Shopify’s Sales Channel SDK allows you to add commerce to any mobile app, marketplace, or website. Shopify handles the hard parts—like payments, shipping, taxes, inventory, analytics, and more so you can connect with your customers wherever they are.

Shopify merchants can also deploy commerce capabilities to Facebook and Pinterest immediately after starting their store— with just a few clicks from within Shopify. Other 3rd party integrations include popular marketplaces like Amazon, Houzz, Ebates and Wanelo.

Shopify’s Buy Button functionality enables merchants to add ecommerce to any website using only a snippet of code—no custom development required. Embedded products, collections, and even a seamless, on-site shopping cart can be added in a couple of minutes.

The JavaScript Buy SDK is a lightweight library that allows you to to retrieve products and collections from your shop, add products to a cart, and checkout—without leaving the other site.

While it may be possible with extensions or custom solutions, Magento currently lacks integration to common social channels and marketplaces. As the number of channels expands, on-premise platforms such as Magento are going to have a hard time keeping up. Integrating with any one of these channels requires custom integration and development.

In a world where retailers are increasingly leveraging more channels, managing all of these one-off integrations with Magento can become cost prohibitive so is very often simply ignored.

To a build a beautiful custom site with Shopify Plus, all that is required is knowledge of HTML, CSS, and Liquid—Shopify’s intuitive, powerful templating language.

Shopify also maintains an enormous library of themes, which can almost entirely remove the need for lengthly and costly custom design.
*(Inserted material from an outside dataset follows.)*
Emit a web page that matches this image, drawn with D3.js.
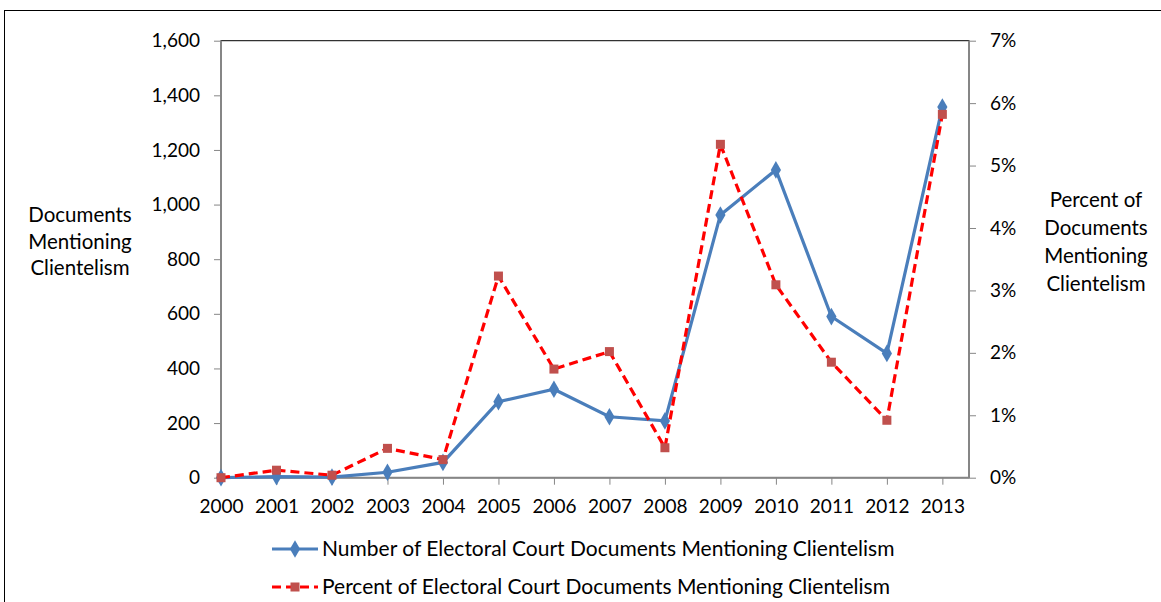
<!DOCTYPE html>
<html><head><meta charset="utf-8">
<script src="https://cdn.jsdelivr.net/npm/d3@7/dist/d3.min.js"></script>
<style>body{margin:0;background:#fff}svg{display:block}text{font-family:Lato,"Open Sans",sans-serif;fill:#000}</style>
</head><body><svg id="c" width="1161" height="602"></svg>
<script>
const years = [2000,2001,2002,2003,2004,2005,2006,2007,2008,2009,2010,2011,2012,2013];
const countValues = [0,4,2,20,56,278,324,223,208,962,1127,590,455,1357];
const percentValues = [0,0.12,0.04,0.47,0.29,3.23,1.74,2.02,0.48,5.34,3.09,1.85,0.92,5.82];
const leftTicks = [0,200,400,600,800,1000,1200,1400,1600];
const rightTicks = [0,1,2,3,4,5,6,7];
const seriesNames = ["Number of Electoral Court Documents Mentioning Clientelism","Percent of Electoral Court Documents Mentioning Clientelism"];
const leftTitle = ["Documents","Mentioning","Clientelism"];
const rightTitle = ["Percent of","Documents","Mentioning","Clientelism"];

const svg = d3.select("#c");
const L=221, R=969, T=40.7, B=477.7;
const x = d3.scaleLinear().domain([0, 13.48]).range([L, R]);
const yL = d3.scaleLinear().domain([0,1600]).range([B,T]);
const yR = d3.scaleLinear().domain([0,7]).range([B,T]);
const blue="#4A7EBB", red="#FF0000", redM="#C0504D", axisC="#868686";

svg.append("rect").attr("x",4.5).attr("y",10.5).attr("width",1170).attr("height",620).attr("fill","none").attr("stroke","#000").attr("stroke-width",1);
svg.append("rect").attr("x",L).attr("y",T).attr("width",R-L).attr("height",B-T).attr("fill","none").attr("stroke","#000").attr("stroke-width",1);

const gl = svg.append("g").attr("transform",`translate(${L},0)`)
  .call(d3.axisLeft(yL).tickValues(leftTicks).tickSize(7).tickPadding(14).tickFormat(d3.format(",")));
const gr = svg.append("g").attr("transform",`translate(${R},0)`)
  .call(d3.axisRight(yR).tickValues(rightTicks).tickSize(7).tickPadding(14).tickFormat(d=>d+"%"));
const gx = svg.append("g").attr("transform",`translate(0,${B})`)
  .call(d3.axisBottom(x).tickValues(d3.range(years.length)).tickSize(7).tickPadding(15).tickFormat(i=>years[i]));
[gl,gr,gx].forEach(g=>{
  g.selectAll("path.domain").attr("stroke",axisC).attr("stroke-width",2);
  g.selectAll(".tick line").attr("stroke",axisC).attr("stroke-width",1);
  g.selectAll(".tick text").attr("font-size",19).attr("font-family","Lato").attr("fill","#000");
});
gl.select("path.domain").attr("d",`M0,${B}V${T}`);
gr.select("path.domain").attr("d",`M0,${B}V${T}`);
gx.select("path.domain").attr("d",`M${L},0H${R}`);

svg.append("text").attr("font-size",20.5).attr("text-anchor","middle")
  .selectAll("tspan").data(leftTitle).join("tspan").attr("x",80).attr("y",(d,i)=>222+i*26.5).text(d=>d);
svg.append("text").attr("font-size",20.5).attr("text-anchor","middle")
  .selectAll("tspan").data(rightTitle).join("tspan").attr("x",1096).attr("y",(d,i)=>207+i*28).text(d=>d);

const idx = d3.range(years.length);
svg.append("path").datum(idx).attr("fill","none").attr("stroke",blue).attr("stroke-width",3.2)
  .attr("d",d3.line().x(i=>x(i)).y(i=>yL(countValues[i])));
const diamond = d3.symbol().type(d3.symbolDiamond).size(90);
svg.append("g").selectAll("path").data(idx).join("path")
  .attr("transform",i=>`translate(${x(i)},${yL(countValues[i])})`).attr("d",diamond).attr("fill",blue);

svg.append("path").datum(idx).attr("fill","none").attr("stroke",red).attr("stroke-width",3.2).attr("stroke-dasharray","9,5")
  .attr("d",d3.line().x(i=>x(i)).y(i=>yR(percentValues[i])));
svg.append("g").selectAll("rect").data(idx).join("rect")
  .attr("x",i=>x(i)-4.5).attr("y",i=>yR(percentValues[i])-4.5).attr("width",9).attr("height",9).attr("fill",redM);

const lg = svg.append("g");
const ly=[549,587];
lg.append("line").attr("x1",272).attr("x2",318).attr("y1",ly[0]).attr("y2",ly[0]).attr("stroke",blue).attr("stroke-width",3.2);
lg.append("path").attr("transform",`translate(295,${ly[0]})`).attr("d",diamond).attr("fill",blue);
lg.append("line").attr("x1",272).attr("x2",318).attr("y1",ly[1]).attr("y2",ly[1]).attr("stroke",red).attr("stroke-width",3.2).attr("stroke-dasharray","9,5");
lg.append("rect").attr("x",290.5).attr("y",ly[1]-4.5).attr("width",9).attr("height",9).attr("fill",redM);
lg.selectAll("text").data(seriesNames).join("text").attr("x",322).attr("y",(d,i)=>ly[i]+7).attr("font-size",21).text(d=>d);
</script></body></html>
Managing basic content and presentation on Magento 2 requires an in-depth knowledge of the platform architecture. The skills required to develop a front-end experience on Magento 2 are much higher than they were in Magento 1.x.

Magento 2 requires knowledge of its complex component architecture and directory structure as well as knowledge of PHP and a myriad of other technologies for basic changes or customisations.

Magento 2 is built for developers and, as a result, requires developers for even basic changes to the look-and-feel. This not only slows the implementation time but adds lengthy development cycles and costs when all that is required are basic changes to the customer-experience.

Brands focused on speed shouldn’t require a development project and testing cycle for basic content changes. As the time-to-market for brands becomes an increasing focus, on-premise platforms will have a hard time keeping up.

Shopify is extremely agile and it is often possible to take a site from concept to launch within 2–3 months—or less.